Aim ▸ Return precisely the span of lines from the top of the material below to the line containing "const barW = 60, frontW = 45, redOffset = 41;", both included. Pictures are excluded.
═══
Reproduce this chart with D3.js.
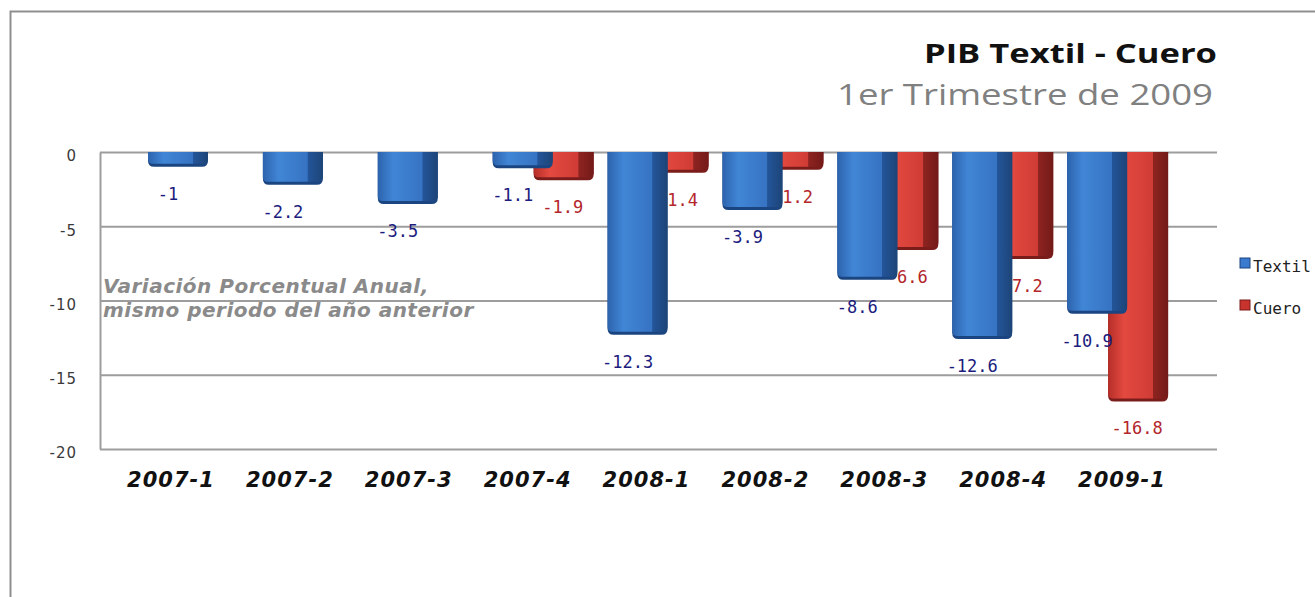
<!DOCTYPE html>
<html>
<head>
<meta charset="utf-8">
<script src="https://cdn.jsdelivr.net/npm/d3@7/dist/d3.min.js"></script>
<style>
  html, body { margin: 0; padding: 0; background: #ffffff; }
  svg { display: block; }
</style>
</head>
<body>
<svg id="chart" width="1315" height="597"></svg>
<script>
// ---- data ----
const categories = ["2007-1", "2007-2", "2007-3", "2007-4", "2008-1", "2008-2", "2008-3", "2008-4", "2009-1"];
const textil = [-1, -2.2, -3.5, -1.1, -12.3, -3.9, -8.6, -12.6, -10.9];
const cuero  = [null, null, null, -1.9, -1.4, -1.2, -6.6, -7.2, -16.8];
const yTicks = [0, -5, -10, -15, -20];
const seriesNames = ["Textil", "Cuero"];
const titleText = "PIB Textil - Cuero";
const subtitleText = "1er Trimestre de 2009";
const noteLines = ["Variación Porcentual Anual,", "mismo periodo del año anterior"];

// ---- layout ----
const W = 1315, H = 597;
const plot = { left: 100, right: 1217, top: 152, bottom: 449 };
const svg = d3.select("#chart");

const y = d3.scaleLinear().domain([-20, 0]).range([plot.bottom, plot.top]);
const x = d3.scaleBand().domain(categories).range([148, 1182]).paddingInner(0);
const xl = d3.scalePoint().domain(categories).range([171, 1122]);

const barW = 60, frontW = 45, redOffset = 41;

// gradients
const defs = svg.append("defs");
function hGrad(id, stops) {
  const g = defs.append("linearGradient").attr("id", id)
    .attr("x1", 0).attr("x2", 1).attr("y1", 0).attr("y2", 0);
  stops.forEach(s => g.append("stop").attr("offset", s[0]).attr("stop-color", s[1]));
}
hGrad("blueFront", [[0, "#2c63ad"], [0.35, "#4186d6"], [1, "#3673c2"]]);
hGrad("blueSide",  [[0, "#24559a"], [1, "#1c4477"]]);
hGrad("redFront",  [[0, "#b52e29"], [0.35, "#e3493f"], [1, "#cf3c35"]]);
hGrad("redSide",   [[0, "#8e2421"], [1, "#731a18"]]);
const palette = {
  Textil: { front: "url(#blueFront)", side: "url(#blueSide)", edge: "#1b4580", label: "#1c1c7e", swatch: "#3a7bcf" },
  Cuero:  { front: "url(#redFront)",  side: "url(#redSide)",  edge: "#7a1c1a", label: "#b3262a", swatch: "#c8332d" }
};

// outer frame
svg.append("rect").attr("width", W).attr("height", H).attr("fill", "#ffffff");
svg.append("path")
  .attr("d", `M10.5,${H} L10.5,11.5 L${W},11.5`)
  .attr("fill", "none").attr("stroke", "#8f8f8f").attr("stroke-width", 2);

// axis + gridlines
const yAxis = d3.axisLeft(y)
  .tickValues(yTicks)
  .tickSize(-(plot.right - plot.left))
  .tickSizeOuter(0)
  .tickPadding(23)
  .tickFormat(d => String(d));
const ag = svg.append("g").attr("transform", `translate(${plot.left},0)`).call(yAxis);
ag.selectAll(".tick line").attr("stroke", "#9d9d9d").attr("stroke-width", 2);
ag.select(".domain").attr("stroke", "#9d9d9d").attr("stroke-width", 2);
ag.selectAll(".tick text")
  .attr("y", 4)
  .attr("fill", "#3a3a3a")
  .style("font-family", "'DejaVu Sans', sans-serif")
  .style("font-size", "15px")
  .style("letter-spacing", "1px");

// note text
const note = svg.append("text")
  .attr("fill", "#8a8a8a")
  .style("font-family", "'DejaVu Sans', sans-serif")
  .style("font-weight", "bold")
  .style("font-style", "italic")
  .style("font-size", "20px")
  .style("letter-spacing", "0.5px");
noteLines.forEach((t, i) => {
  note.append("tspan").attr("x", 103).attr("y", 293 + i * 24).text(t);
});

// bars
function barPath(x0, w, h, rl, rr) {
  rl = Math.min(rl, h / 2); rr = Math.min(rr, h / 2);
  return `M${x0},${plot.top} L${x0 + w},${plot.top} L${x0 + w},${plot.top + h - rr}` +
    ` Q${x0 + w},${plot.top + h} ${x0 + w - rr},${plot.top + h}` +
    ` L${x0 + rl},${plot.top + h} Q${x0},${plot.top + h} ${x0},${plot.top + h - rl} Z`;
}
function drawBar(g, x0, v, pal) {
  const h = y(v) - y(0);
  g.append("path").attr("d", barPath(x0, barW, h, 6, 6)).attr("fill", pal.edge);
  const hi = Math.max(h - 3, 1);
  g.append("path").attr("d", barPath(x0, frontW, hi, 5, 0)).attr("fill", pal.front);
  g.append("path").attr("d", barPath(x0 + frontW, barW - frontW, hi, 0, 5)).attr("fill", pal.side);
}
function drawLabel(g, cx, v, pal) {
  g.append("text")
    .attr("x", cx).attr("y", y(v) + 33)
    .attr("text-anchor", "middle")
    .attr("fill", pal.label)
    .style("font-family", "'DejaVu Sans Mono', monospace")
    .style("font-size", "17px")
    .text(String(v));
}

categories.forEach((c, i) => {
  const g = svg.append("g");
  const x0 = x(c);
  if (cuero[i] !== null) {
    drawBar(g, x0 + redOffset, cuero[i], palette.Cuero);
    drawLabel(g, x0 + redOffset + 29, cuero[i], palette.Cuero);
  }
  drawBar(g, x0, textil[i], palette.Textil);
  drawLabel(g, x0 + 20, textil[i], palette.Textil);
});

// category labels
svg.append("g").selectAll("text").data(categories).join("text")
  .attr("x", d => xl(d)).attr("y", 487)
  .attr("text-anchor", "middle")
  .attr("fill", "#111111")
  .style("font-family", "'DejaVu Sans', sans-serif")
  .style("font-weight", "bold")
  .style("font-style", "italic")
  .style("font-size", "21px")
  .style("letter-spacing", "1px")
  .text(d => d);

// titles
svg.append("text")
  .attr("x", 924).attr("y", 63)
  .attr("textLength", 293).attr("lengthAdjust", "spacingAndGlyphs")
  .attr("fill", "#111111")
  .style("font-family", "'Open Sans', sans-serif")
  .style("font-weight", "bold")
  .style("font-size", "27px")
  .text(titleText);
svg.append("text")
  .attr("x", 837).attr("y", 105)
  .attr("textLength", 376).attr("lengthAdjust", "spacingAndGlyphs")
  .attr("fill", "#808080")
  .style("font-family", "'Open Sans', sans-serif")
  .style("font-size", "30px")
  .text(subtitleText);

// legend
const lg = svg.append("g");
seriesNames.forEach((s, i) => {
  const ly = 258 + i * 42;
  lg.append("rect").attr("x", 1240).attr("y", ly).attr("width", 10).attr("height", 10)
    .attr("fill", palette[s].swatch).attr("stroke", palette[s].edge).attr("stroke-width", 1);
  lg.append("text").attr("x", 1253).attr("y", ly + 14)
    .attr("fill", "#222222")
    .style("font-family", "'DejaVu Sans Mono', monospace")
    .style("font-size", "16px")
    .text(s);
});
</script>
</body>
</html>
═══
Task solution ▸
Reproduce this chart with D3.js.
<!DOCTYPE html>
<html>
<head>
<meta charset="utf-8">
<script src="https://cdn.jsdelivr.net/npm/d3@7/dist/d3.min.js"></script>
<style>
  html, body { margin: 0; padding: 0; background: #ffffff; }
  svg { display: block; }
</style>
</head>
<body>
<svg id="chart" width="1315" height="597"></svg>
<script>
// ---- data ----
const categories = ["2007-1", "2007-2", "2007-3", "2007-4", "2008-1", "2008-2", "2008-3", "2008-4", "2009-1"];
const textil = [-1, -2.2, -3.5, -1.1, -12.3, -3.9, -8.6, -12.6, -10.9];
const cuero  = [null, null, null, -1.9, -1.4, -1.2, -6.6, -7.2, -16.8];
const yTicks = [0, -5, -10, -15, -20];
const seriesNames = ["Textil", "Cuero"];
const titleText = "PIB Textil - Cuero";
const subtitleText = "1er Trimestre de 2009";
const noteLines = ["Variación Porcentual Anual,", "mismo periodo del año anterior"];

// ---- layout ----
const W = 1315, H = 597;
const plot = { left: 100, right: 1217, top: 152, bottom: 449 };
const svg = d3.select("#chart");

const y = d3.scaleLinear().domain([-20, 0]).range([plot.bottom, plot.top]);
const x = d3.scaleBand().domain(categories).range([148, 1182]).paddingInner(0);
const xl = d3.scalePoint().domain(categories).range([171, 1122]);

const barW = 60, frontW = 45, redOffset = 41;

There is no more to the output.